9.7.14.5. Matrix Fragments for mma.m8n8k16

A warp executing mma.m8n8k16 will compute an MMA operation of shape .m8n8k16.

Elements of the matrix are distributed across the threads in a warp so each thread of the warp holds a fragment of the matrix.

Multiplicand A:

`.atype`	Fragment	Elements (low to high)
`.s8` / `.u8`	A vector expression containing a single `.b32` register, containing four `.s8` or `.u8` elements from the matrix A.	a0, a1, a2, a3

The layout of the fragments held by different threads is shown in Figure 56.

Figure 56 MMA .m8n8k16 fragment layout for matrix A with .u8/.s8 type

The row and column of a matrix fragment can be computed as:

groupID           = %laneid >> 2
threadID_in_group = %laneid % 4

row = groupID

col =  (threadID_in_group * 4) + i       for ai    where i = {0,..,3}

Multiplicand B:

`.btype`	Fragment	Elements (low to high)
`.s8` / `.u8`	A vector expression containing a single `.b32` register, containing four `.s8` or `.u8` elements from the matrix B.	b0, b1, b2, b3

The layout of the fragments held by different threads is shown in Figure 57.

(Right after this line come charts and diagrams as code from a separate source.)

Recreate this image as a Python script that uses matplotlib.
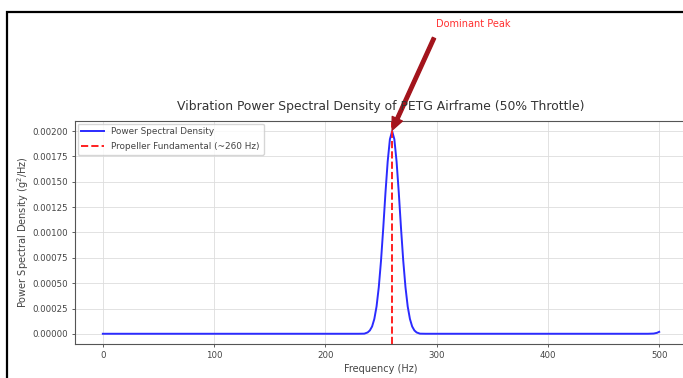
import matplotlib
matplotlib.use("Agg")
import matplotlib.pyplot as plt
from matplotlib.patches import Rectangle

# Data
freq = [0, 100, 200, 225, 230, 235, 238, 240, 242, 244, 246, 248, 250, 252, 254, 256, 258, 260,
        262, 264, 266, 268, 270, 272, 274, 276, 278, 280, 282, 285, 290, 300, 400, 490, 495, 498, 500]
psd = [0.000001, 0.000001, 0.000001, 0.000001, 0.000001, 0.000002, 0.000014, 0.000034, 0.000073,
       0.000147, 0.00027, 0.00046, 0.00072, 0.00104, 0.00139, 0.00170, 0.00192, 0.00200,
       0.00192, 0.00170, 0.00139, 0.00104, 0.00072, 0.00046, 0.00027, 0.000147, 0.000073,
       0.000034, 0.000014, 0.000002, 0.000001, 0.000001, 0.000001, 0.000001, 0.000003, 0.000010, 0.000020]
fundamental = 260
yticks = [0.0, 0.00025, 0.0005, 0.00075, 0.001, 0.00125, 0.0015, 0.00175, 0.002]
xticks = [0, 100, 200, 300, 400, 500]

W, H = 683, 378
fig = plt.figure(figsize=(W / 100, H / 100), dpi=100)
fig.patch.set_facecolor("white")

# screenshot frame
fig.patches.append(Rectangle((7 / W, -0.1), 1.2, (H - 12) / H + 0.1, transform=fig.transFigure,
                             fill=False, edgecolor="black", linewidth=1.6))

left, right, top, bottom = 75, 687, 121, 344
ax = fig.add_axes([left / W, 1 - bottom / H, (right - left) / W, (bottom - top) / H])

ax.plot(freq, psd, color="#2b2bff", linewidth=1.4, label="Power Spectral Density")
ax.axvline(fundamental, color="#ff2020", linestyle="--", linewidth=1.4,
           label="Propeller Fundamental (~260 Hz)")

ax.set_xlim(-25, 525)
ax.set_ylim(-0.0001, 0.0021)
ax.set_xticks(xticks)
ax.set_yticks(yticks)
ax.set_yticklabels([f"{v:.5f}" for v in yticks])
ax.tick_params(labelsize=6.2, colors="#444444", length=2.5, width=0.6, pad=2.5)
ax.grid(True, color="#dddddd", linewidth=0.6, linestyle="-")
for s in ax.spines.values():
    s.set_color("#555555")
    s.set_linewidth(0.8)

ax.set_title("Vibration Power Spectral Density of PETG Airframe (50% Throttle)",
             fontsize=8.9, color="#333333", pad=8)
ax.set_xlabel("Frequency (Hz)", fontsize=7, color="#444444", labelpad=3)
ax.set_ylabel("Power Spectral Density (g$^2$/Hz)", fontsize=7, color="#444444", labelpad=1)

leg = ax.legend(loc="upper left", fontsize=6.4, frameon=True, handlelength=2.6,
                borderpad=0.4, labelspacing=0.65, borderaxespad=0.3)
leg.get_frame().set_edgecolor("#cccccc")
for t in leg.get_texts():
    t.set_color("#444444")

fig.text(473 / W, 1 - 24 / H, "Dominant Peak", color="#ff3030", fontsize=7,
         ha="center", va="center")
ax.annotate("", xy=(fundamental, 0.00201), xycoords="data",
            xytext=(434, H - 38), textcoords="figure pixels",
            arrowprops=dict(facecolor="#a3141c", edgecolor="#a3141c", width=2.5,
                            headwidth=8, headlength=9, shrink=0.0),
            annotation_clip=False)

fig.savefig("out.png", dpi=100)
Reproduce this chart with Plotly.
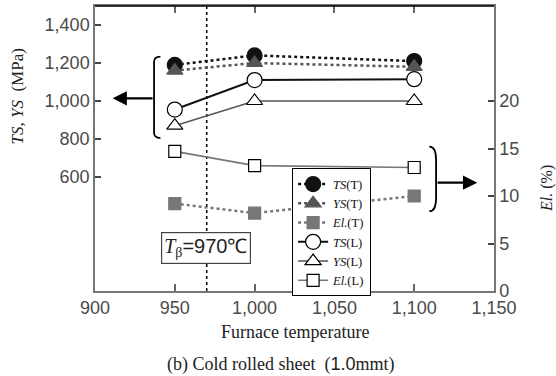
import plotly.graph_objects as go

temps = [950, 1000, 1100]
ts_t = [1190, 1240, 1210]
ys_t = [1160, 1200, 1180]
el_t = [9.2, 8.2, 10.0]
ts_l = [955, 1110, 1115]
ys_l = [870, 1000, 1000]
el_l = [14.7, 13.2, 13.0]

x_ticks = [900, 950, 1000, 1050, 1100, 1150]
y_ticks = [600, 800, 1000, 1200, 1400]
y2_ticks = [0, 5, 10, 15, 20]
t_beta = 970

SERIF = "Liberation Serif"
SANS = "Liberation Sans"

fig = go.Figure()

def add(name, x, y, color, dash, width, symbol, size, fill, yaxis="y"):
    fig.add_trace(go.Scatter(
        x=x, y=y, name=name, yaxis=yaxis, mode="lines+markers",
        line=dict(color=color, dash=dash, width=width),
        marker=dict(symbol=symbol, size=size, color=fill,
                    line=dict(color="black" if fill == "white" else fill, width=1.2)),
    ))

add("<i>TS</i>(T)", temps, ts_t, "#111", "dot", 2.5, "circle", 15, "#111")
add("<i>YS</i>(T)", temps, ys_t, "#555", "dot", 2.5, "triangle-up", 14, "#555")
add("<i>El.</i>(T)", temps, el_t, "#777", "dot", 2.5, "square", 12, "#777", "y2")
add("<i>TS</i>(L)", temps, ts_l, "#111", "solid", 2, "circle", 15, "white")
add("<i>YS</i>(L)", temps, ys_l, "#555", "solid", 1.6, "triangle-up", 14, "white")
add("<i>El.</i>(L)", temps, el_l, "#777", "solid", 1.6, "square", 12, "white", "y2")

tickfont = dict(family=SANS, size=18, color="#4a4a4a")

fig.update_layout(
    width=556, height=376,
    margin=dict(l=95, r=62, t=4, b=85),
    paper_bgcolor="white", plot_bgcolor="white",
    showlegend=True,
    legend=dict(x=0.494, y=0.43, xanchor="left", yanchor="top",
                bgcolor="white", bordercolor="black", borderwidth=1,
                font=dict(family=SERIF, size=12.5, color="#111"),
                tracegroupgap=0),
    xaxis=dict(range=[900, 1150], tickvals=x_ticks, tickformat=",",
               ticks="inside", ticklen=7, tickcolor="#666", tickwidth=1.5,
               showline=True, linecolor="#777", linewidth=1.5, mirror="ticks",
               showgrid=False, zeroline=False, tickfont=tickfont),
    yaxis=dict(range=[0, 1500], tickvals=y_ticks, tickformat=",",
               ticks="inside", ticklen=6, tickcolor="#444", tickwidth=1.5,
               showline=True, linecolor="#777", linewidth=1.5,
               showgrid=False, zeroline=False, tickfont=tickfont),
    yaxis2=dict(range=[0, 30], tickvals=y2_ticks, overlaying="y", side="right",
                ticks="inside", ticklen=6, tickcolor="#444", tickwidth=1.5,
                showline=True, linecolor="#777", linewidth=1.5,
                showgrid=False, zeroline=False, tickfont=tickfont),
)

# top frame line
fig.add_shape(type="line", xref="paper", yref="paper", x0=0, x1=1, y0=1, y1=1,
              line=dict(color="black", width=1.5))
# T_beta dotted line
fig.add_shape(type="line", xref="x", yref="paper", x0=t_beta, x1=t_beta, y0=0, y1=1,
              line=dict(color="black", width=1.5, dash="dot"), layer="below")

# left bracket
fig.add_shape(type="path", xref="x", yref="y",
              path="M 941,1234 Q 937,1234 937,1205 L 937,834 Q 937,805 941,805",
              line=dict(color="black", width=1.8))
fig.add_annotation(x=911, y=1014, ax=937, ay=1014, xref="x", yref="y", axref="x", ayref="y",
                   showarrow=True, arrowhead=2, arrowsize=1.3, arrowwidth=2.2,
                   arrowcolor="black", text="")
# right bracket
fig.add_shape(type="path", xref="x", yref="y2",
              path="M 1109.5,15.2 Q 1113.7,15.2 1113.7,13.8 L 1113.7,9.8 Q 1113.7,8.4 1109.5,8.4",
              line=dict(color="black", width=1.8))
fig.add_annotation(x=1139.5, y=11.4, ax=1113.7, ay=11.4, xref="x", yref="y2", axref="x", ayref="y2",
                   showarrow=True, arrowhead=2, arrowsize=1.3, arrowwidth=2.2,
                   arrowcolor="black", text="")

# T_beta box
fig.add_annotation(x=969.5, y=0.15, xref="x", yref="paper", showarrow=False,
                   xanchor="center", yanchor="middle",
                   text="<i>T</i><sub>β</sub><span style='font-family:Liberation Sans'>=970℃</span>",
                   font=dict(family=SERIF, size=20, color="#222"),
                   bgcolor="white", bordercolor="#444", borderwidth=1.2, borderpad=2)

# axis titles
fig.add_annotation(x=-0.195, y=0.683, xref="paper", yref="paper", showarrow=False, textangle=-90,
                   xanchor="center", yanchor="middle",
                   text="<i>TS</i>, <i>YS</i>  (MPa)", font=dict(family=SERIF, size=17, color="#222"))
fig.add_annotation(x=1.131, y=0.359, xref="paper", yref="paper", showarrow=False, textangle=-90,
                   xanchor="center", yanchor="middle",
                   text="<i>El.</i> (%)", font=dict(family=SERIF, size=16, color="#222"))
fig.add_annotation(x=0.5, y=-0.145, xref="paper", yref="paper", showarrow=False,
                   xanchor="center", yanchor="middle",
                   text="Furnace temperature", font=dict(family=SERIF, size=18, color="#222"))
fig.add_annotation(x=0.465, y=-0.257, xref="paper", yref="paper", showarrow=False,
                   xanchor="center", yanchor="middle",
                   text="(b) Cold rolled sheet  (<span style='font-family:Liberation Sans'>1.0</span>mmt)",
                   font=dict(family=SERIF, size=18, color="#222"))

fig.write_html("out.html")
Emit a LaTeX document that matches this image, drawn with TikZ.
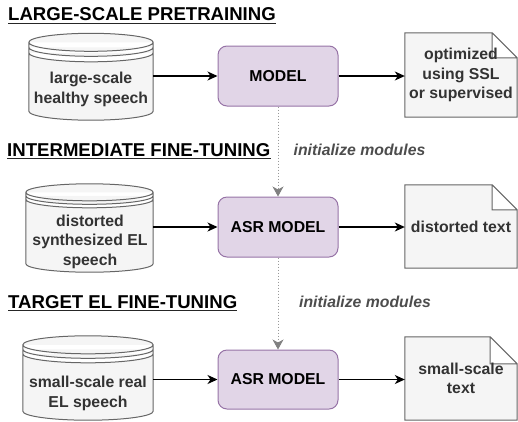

Figure 57 MMA .m8n8k16 fragment layout for matrix B with .u8/.s8 type

The row and column of a matrix fragment can be computed as:

groupID           = %laneid >> 2
threadID_in_group = %laneid % 4

row =  (threadID_in_group * 4) + i         for bi    where i = {0,..,3}

col =    groupID

Accumulators (C or D):

`.ctype` / `.dtype`	Fragment	Elements (low to high)
`.s32`	A vector expression containing of two `.s32` registers.	c0, c1

The layout of the fragments held by different threads is shown in Figure 58.

Figure 58 MMA .m8n8k16 fragment layout for accumulator matrix C/D with .s32 type

The row and column of a matrix fragment can be computed as:

groupID           = %laneid >> 2
threadID_in_group = %laneid % 4

row = groupID

col = (threadID_in_group * 2) + i         for ci    where i = {0, 1}